## Written task
The listing below must be repeated word for word, with its images excluded.

## Data extract
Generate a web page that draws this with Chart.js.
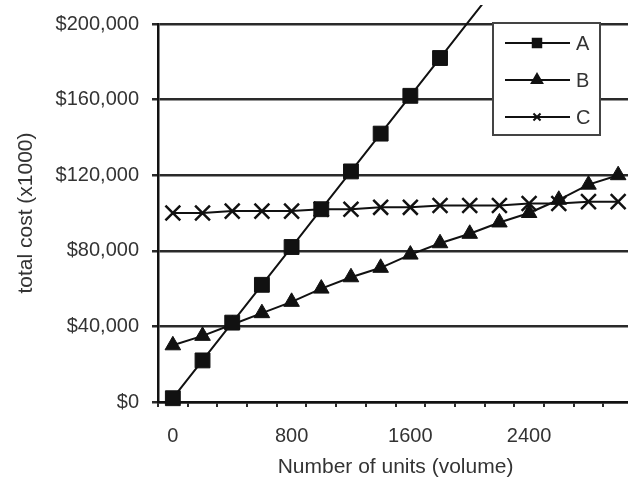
<!DOCTYPE html>
<html>
<head>
<meta charset="utf-8">
<script src="https://cdn.jsdelivr.net/npm/chart.js@4/dist/chart.umd.min.js"></script>
<style>
  html, body { margin: 0; padding: 0; overflow: hidden; background: #fff; }
  #wrap { width: 634px; height: 484px; }
</style>
</head>
<body>
<div id="wrap"><canvas id="chart" width="634" height="484"></canvas></div>
<script>
// volume categories (every 200 units), only every 4th one gets a label
const units = [`0`, `200`, `400`, `600`, `800`, `1000`, `1200`, `1400`, `1600`, `1800`, `2000`, `2200`, `2400`, `2600`, `2800`, `3000`];
const labelEvery = 4;

// total cost per option
const costA = [2000, 22000, 42000, 62000, 82000, 102000, 122000, 142000, 162000, 182000, 202000, 222000, 242000, 262000, 282000, 302000];
const costB = [30000, 35000, 41000, 47000, 53000, 60000, 66000, 71000, 78000, 84000, 89000, 95000, 100000, 107000, 115000, 120000];
const costC = [100000, 100000, 101000, 101000, 101000, 102000, 102000, 103000, 103000, 104000, 104000, 104000, 105000, 105000, 106000, 106000];

const seriesNames = [`A`, `B`, `C`];
const yTicks = [0, 40000, 80000, 120000, 160000, 200000];

const textColor = `#333`;
const lineColor = `#111`;
const gridColor = `#2a2a2a`;
const fontFamily = `"Liberation Sans", Arial, sans-serif`;
const yMax = yTicks[yTicks.length - 1];

// legend sits in a white box inside the plot, top right
const legendBox = {
  id: `legendBox`,
  afterDraw(chart) {
    const ctx = chart.ctx;
    const radii = [6, 6, 5];
    ctx.save();
    ctx.fillStyle = `#fff`;
    ctx.fillRect(493, 23, 107, 112);
    ctx.strokeStyle = `#444`;
    ctx.lineWidth = 2;
    ctx.strokeRect(493, 23, 107, 112);
    chart.data.datasets.forEach((ds, i) => {
      const cy = 43 + i * 37;
      ctx.strokeStyle = lineColor;
      ctx.fillStyle = lineColor;
      ctx.lineWidth = 2;
      ctx.beginPath();
      ctx.moveTo(505, cy);
      ctx.lineTo(570, cy);
      ctx.stroke();
      Chart.helpers.drawPoint(ctx, {pointStyle: ds.pointStyle, radius: radii[i], borderWidth: 1.5, rotation: 0}, 537, cy);
      ctx.fillStyle = textColor;
      ctx.font = `20px ${fontFamily}`;
      ctx.textBaseline = `middle`;
      ctx.textAlign = `left`;
      ctx.fillText(ds.label, 576, cy + 1);
    });
    ctx.restore();
  }
};

const baseSet = {
  borderColor: lineColor,
  backgroundColor: lineColor,
  pointBackgroundColor: lineColor,
  pointBorderColor: lineColor,
  borderWidth: 2,
  tension: 0,
};

// eslint-disable-next-line no-unused-vars
const costChart = new Chart(document.getElementById(`chart`), {
  type: `line`,
  data: {
    labels: units,
    datasets: [
      {
        ...baseSet,
        label: seriesNames[0],
        data: costA,
        pointStyle: `rect`,
        pointRadius: (c) => (c.raw > yMax ? 0 : 10.5),
        pointBorderWidth: 1,
        clip: {left: 5, top: 19, right: 5, bottom: 5},
      },
      {
        ...baseSet,
        label: seriesNames[1],
        data: costB,
        pointStyle: `triangle`,
        pointRadius: 9,
        pointBorderWidth: 1,
      },
      {
        ...baseSet,
        label: seriesNames[2],
        data: costC,
        pointStyle: `crossRot`,
        pointRadius: 10.5,
        pointBorderWidth: 2.5,
      },
    ]
  },
  options: {
    responsive: false,
    animation: false,
    layout: {autoPadding: false, padding: {left: 0, top: 24, right: 1, bottom: 0}},
    plugins: {
      legend: {display: false},
      tooltip: {enabled: false},
    },
    scales: {
      x: {
        type: `category`,
        offset: true,
        afterFit(scale) {
          scale.height = 82;
          scale.paddingLeft = 0;
          scale.paddingRight = 0;
        },
        grid: {
          offset: true,
          drawOnChartArea: false,
          color: gridColor,
          lineWidth: 2,
          tickLength: 5,
        },
        border: {color: lineColor, width: 2.5},
        ticks: {
          autoSkip: false,
          maxRotation: 0,
          padding: 17,
          color: textColor,
          font: {family: fontFamily, size: 20},
          callback(value, index) {
            return index % labelEvery === 0 ? this.getLabelForValue(value) : ``;
          },
        },
        title: {
          display: true,
          text: `Number of units (volume)`,
          color: textColor,
          font: {family: fontFamily, size: 21},
          padding: {top: 0, bottom: 4},
        },
      },
      y: {
        min: yTicks[0],
        max: yMax,
        afterFit(scale) {
          scale.width = 158;
          scale.paddingTop = 0;
          scale.paddingBottom = 0;
        },
        grid: {
          color: gridColor,
          lineWidth: 2.5,
          tickLength: 6,
        },
        border: {color: lineColor, width: 2.5},
        ticks: {
          stepSize: yTicks[1] - yTicks[0],
          padding: 13,
          color: textColor,
          font: {family: fontFamily, size: 20},
          callback: (v) => `$` + v.toLocaleString(`en-US`),
        },
        title: {
          display: true,
          text: `total cost (x1000)`,
          color: textColor,
          font: {family: fontFamily, size: 21},
          padding: {top: 14, bottom: 0},
        },
      },
    },
  },
  plugins: [legendBox],
});
</script>
</body>
</html>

## Solution for this task
Generate a web page that draws this with Chart.js.
<!DOCTYPE html>
<html>
<head>
<meta charset="utf-8">
<script src="https://cdn.jsdelivr.net/npm/chart.js@4/dist/chart.umd.min.js"></script>
<style>
  html, body { margin: 0; padding: 0; overflow: hidden; background: #fff; }
  #wrap { width: 634px; height: 484px; }
</style>
</head>
<body>
<div id="wrap"><canvas id="chart" width="634" height="484"></canvas></div>
<script>
// volume categories (every 200 units), only every 4th one gets a label
const units = [`0`, `200`, `400`, `600`, `800`, `1000`, `1200`, `1400`, `1600`, `1800`, `2000`, `2200`, `2400`, `2600`, `2800`, `3000`];
const labelEvery = 4;

// total cost per option
const costA = [2000, 22000, 42000, 62000, 82000, 102000, 122000, 142000, 162000, 182000, 202000, 222000, 242000, 262000, 282000, 302000];
const costB = [30000, 35000, 41000, 47000, 53000, 60000, 66000, 71000, 78000, 84000, 89000, 95000, 100000, 107000, 115000, 120000];
const costC = [100000, 100000, 101000, 101000, 101000, 102000, 102000, 103000, 103000, 104000, 104000, 104000, 105000, 105000, 106000, 106000];

const seriesNames = [`A`, `B`, `C`];
const yTicks = [0, 40000, 80000, 120000, 160000, 200000];

const textColor = `#333`;
const lineColor = `#111`;
const gridColor = `#2a2a2a`;
const fontFamily = `"Liberation Sans", Arial, sans-serif`;
const yMax = yTicks[yTicks.length - 1];

// legend sits in a white box inside the plot, top right
const legendBox = {
  id: `legendBox`,
  afterDraw(chart) {
    const ctx = chart.ctx;
    const radii = [6, 6, 5];
    ctx.save();
    ctx.fillStyle = `#fff`;
    ctx.fillRect(493, 23, 107, 112);
    ctx.strokeStyle = `#444`;
    ctx.lineWidth = 2;
    ctx.strokeRect(493, 23, 107, 112);
    chart.data.datasets.forEach((ds, i) => {
      const cy = 43 + i * 37;
      ctx.strokeStyle = lineColor;
      ctx.fillStyle = lineColor;
      ctx.lineWidth = 2;
      ctx.beginPath();
      ctx.moveTo(505, cy);
      ctx.lineTo(570, cy);
      ctx.stroke();
      Chart.helpers.drawPoint(ctx, {pointStyle: ds.pointStyle, radius: radii[i], borderWidth: 1.5, rotation: 0}, 537, cy);
      ctx.fillStyle = textColor;
      ctx.font = `20px ${fontFamily}`;
      ctx.textBaseline = `middle`;
      ctx.textAlign = `left`;
      ctx.fillText(ds.label, 576, cy + 1);
    });
    ctx.restore();
  }
};

const baseSet = {
  borderColor: lineColor,
  backgroundColor: lineColor,
  pointBackgroundColor: lineColor,
  pointBorderColor: lineColor,
  borderWidth: 2,
  tension: 0,
};

// eslint-disable-next-line no-unused-vars
const costChart = new Chart(document.getElementById(`chart`), {
  type: `line`,
  data: {
    labels: units,
    datasets: [
      {
        ...baseSet,
        label: seriesNames[0],
        data: costA,
        pointStyle: `rect`,
        pointRadius: (c) => (c.raw > yMax ? 0 : 10.5),
        pointBorderWidth: 1,
        clip: {left: 5, top: 19, right: 5, bottom: 5},
      },
      {
        ...baseSet,
        label: seriesNames[1],
        data: costB,
        pointStyle: `triangle`,
        pointRadius: 9,
        pointBorderWidth: 1,
      },
      {
        ...baseSet,
        label: seriesNames[2],
        data: costC,
        pointStyle: `crossRot`,
        pointRadius: 10.5,
        pointBorderWidth: 2.5,
      },
    ]
  },
  options: {
    responsive: false,
    animation: false,
    layout: {autoPadding: false, padding: {left: 0, top: 24, right: 1, bottom: 0}},
    plugins: {
      legend: {display: false},
      tooltip: {enabled: false},
    },
    scales: {
      x: {
        type: `category`,
        offset: true,
        afterFit(scale) {
          scale.height = 82;
          scale.paddingLeft = 0;
          scale.paddingRight = 0;
        },
        grid: {
          offset: true,
          drawOnChartArea: false,
          color: gridColor,
          lineWidth: 2,
          tickLength: 5,
        },
        border: {color: lineColor, width: 2.5},
        ticks: {
          autoSkip: false,
          maxRotation: 0,
          padding: 17,
          color: textColor,
          font: {family: fontFamily, size: 20},
          callback(value, index) {
            return index % labelEvery === 0 ? this.getLabelForValue(value) : ``;
          },
        },
        title: {
          display: true,
          text: `Number of units (volume)`,
          color: textColor,
          font: {family: fontFamily, size: 21},
          padding: {top: 0, bottom: 4},
        },
      },
      y: {
        min: yTicks[0],
        max: yMax,
        afterFit(scale) {
          scale.width = 158;
          scale.paddingTop = 0;
          scale.paddingBottom = 0;
        },
        grid: {
          color: gridColor,
          lineWidth: 2.5,
          tickLength: 6,
        },
        border: {color: lineColor, width: 2.5},
        ticks: {
          stepSize: yTicks[1] - yTicks[0],
          padding: 13,
          color: textColor,
          font: {family: fontFamily, size: 20},
          callback: (v) => `$` + v.toLocaleString(`en-US`),
        },
        title: {
          display: true,
          text: `total cost (x1000)`,
          color: textColor,
          font: {family: fontFamily, size: 21},
          padding: {top: 14, bottom: 0},
        },
      },
    },
  },
  plugins: [legendBox],
});
</script>
</body>
</html>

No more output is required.